Structural Dynamics Of Calmodulin In Regulation Of Ryr Calcium Release Channels

We have used time-resolved fluorescence resonance energy transfer (TR-FRET) to study the structural changes in calmodulin (CaM) that are relevant to regulation of the skeletal muscle calcium release channel, the ryanodine receptor (RyR1 isoform). Several studies suggest that the modulatory role of CaM is closely tied to its conformation when bound to RyR, but the correlation between structure and function in physiologically relevant conditions is largely unknown.
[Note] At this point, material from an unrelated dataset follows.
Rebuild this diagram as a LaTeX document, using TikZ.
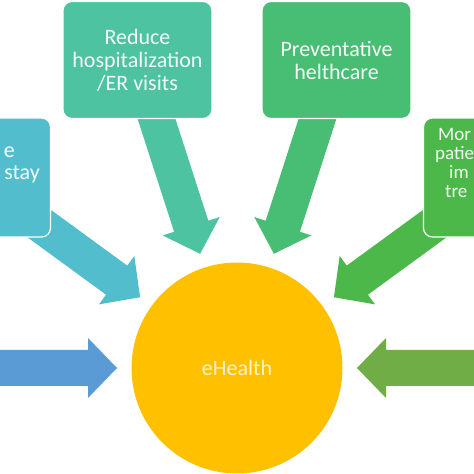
\documentclass[tikz,border=0pt]{standalone}
\usepackage{fontspec}
\setmainfont{Carlito}
\usetikzlibrary{calc,backgrounds}
\definecolor{ehgold}{HTML}{FFC000}
\definecolor{ehtext}{HTML}{FFF2CC}
\definecolor{hospcol}{RGB}{78,195,161}
\definecolor{prevcol}{RGB}{72,190,117}
\definecolor{staycol}{RGB}{82,190,205}
\definecolor{morecol}{RGB}{76,184,74}
\definecolor{bluecol}{HTML}{5B9BD5}
\definecolor{greencol}{HTML}{70AD47}
\tikzset{
  goalbox/.style={rounded corners=9pt, draw=white, line width=1.2pt, minimum width=149pt,
    minimum height=117pt, align=center, text=white!94!#1, fill=#1,
    font=\fontsize{22}{23}\selectfont},
  boxtext/.style 2 args={text=white!94!#1, font=\fontsize{#2}{#2}\selectfont, inner sep=0pt},
  ehcirc/.style={circle, fill=ehgold, minimum size=211pt, inner sep=0pt, text=ehtext,
    font=\fontsize{22}{24}\selectfont}
}
% block arrow: start, tip, colour
\newcommand{\blockarrow}[3]{%
  \coordinate (hb) at ($(#2)!29pt!(#1)$);
  \fill[#3] ($(#1)!18pt!90:(#2)$) -- ($(hb)!18pt!90:(#2)$) -- ($(hb)!30pt!90:(#2)$) -- (#2)
    -- ($(hb)!30pt!-90:(#2)$) -- ($(hb)!18pt!-90:(#2)$) -- ($(#1)!18pt!-90:(#2)$) -- cycle;
}
\begin{document}
\begin{tikzpicture}[x=1pt,y=1pt]
    \useasboundingbox (0,0) rectangle (474,474);
    \node[ehcirc] (eh) at (237,106) {eHealth};
    \node[goalbox=hospcol] (hosp) at (137.5,414) {Reduce\\hospitalization\\/ER visits};
    \node[goalbox=prevcol] (prev) at (336.5,414) {Preventative\\helthcare};
    \node[goalbox=staycol, minimum height=119pt] (stay) at (-24,296.5) {};
    \node[goalbox=morecol, minimum height=119pt] (more) at (498,296.5) {};
    % cut-off texts, anchored at their last line
    \node[boxtext={staycol}{22}, anchor=base east, align=right] (staytxt) at (40,294) {e\hspace*{25pt}\\stay};
    \node[boxtext={morecol}{19}, anchor=base west, align=left] (moretxt) at (435,276)
        {\hspace*{3pt}Mor\\patie\\\hspace*{14pt}im\\\hspace*{10pt}tre};
    \coordinate (lsrc) at (-80,106);
    \coordinate (rsrc) at (554,106);
    % tips sit 15pt off the circle
    \coordinate (thosp) at ($(eh.center)!120pt!(hosp.center)$);
    \coordinate (tprev) at ($(eh.center)!120pt!(prev.center)$);
    \coordinate (tstay) at ($(eh.center)!120pt!(stay.center)$);
    \coordinate (tmore) at ($(eh.center)!120pt!(more.center)$);
    \coordinate (tl) at ($(eh.center)!120pt!(lsrc)$);
    \coordinate (tr) at ($(eh.center)!120pt!(rsrc)$);
    \begin{pgfonlayer}{background}
        \blockarrow{hosp.center}{thosp}{hospcol}
        \blockarrow{prev.center}{tprev}{prevcol}
        \blockarrow{stay.center}{tstay}{staycol}
        \blockarrow{more.center}{tmore}{morecol}
        \blockarrow{lsrc}{tl}{bluecol}
        \blockarrow{rsrc}{tr}{greencol}
    \end{pgfonlayer}
\end{tikzpicture}
\end{document}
To test the hypothesis that the modulatory action of CaM on RyR1 is caused by structural changes in the CaM-RyR1 complex, we used TR-FRET between two fluorescent probes covalently bound to each lobe (N and C) of CaM to measure Ca2+-dependent changes in the distance between lobes when CaM is bound to RyR1 in sarcoplasmic reticulum membranes, isolated RyR1, and a peptide corresponding to a CaM-binding domain of RyR1 (RyRp; RyR residues 3614-3643). [3H]-ryanodine binding measurements were performed to ensure functional integrity of labeled CaM constructs, and to directly correlate the FRET structural readout with the CaM-RyR functional interaction. At both low and high Ca2+, we find that CaM adopts a unique structure when bound to full-length RyR1 compared with binding to RyRp. These data suggest that the structure of CaM when bound to the peptide is not representative of CaM binding to full-length RyR1. This striking result has implications for many other CaM binding partners that have been structurally characterized through peptide studies. Ongoing studies utilize purified RyR1 to directly measure CaM-RyR binding kinetics as well as utilize this CaM biosensor to determine the structural changes that contribute to regulation of the cardiac RyR isoform (RyR2). This work was supported by NIH grants AG26160 (DDT), HL092097 (RLC) and 1F31AG052329-01A1 (MRM) and an American Heart Association Predoctoral Fellowship 15PRE25700131 (MRM).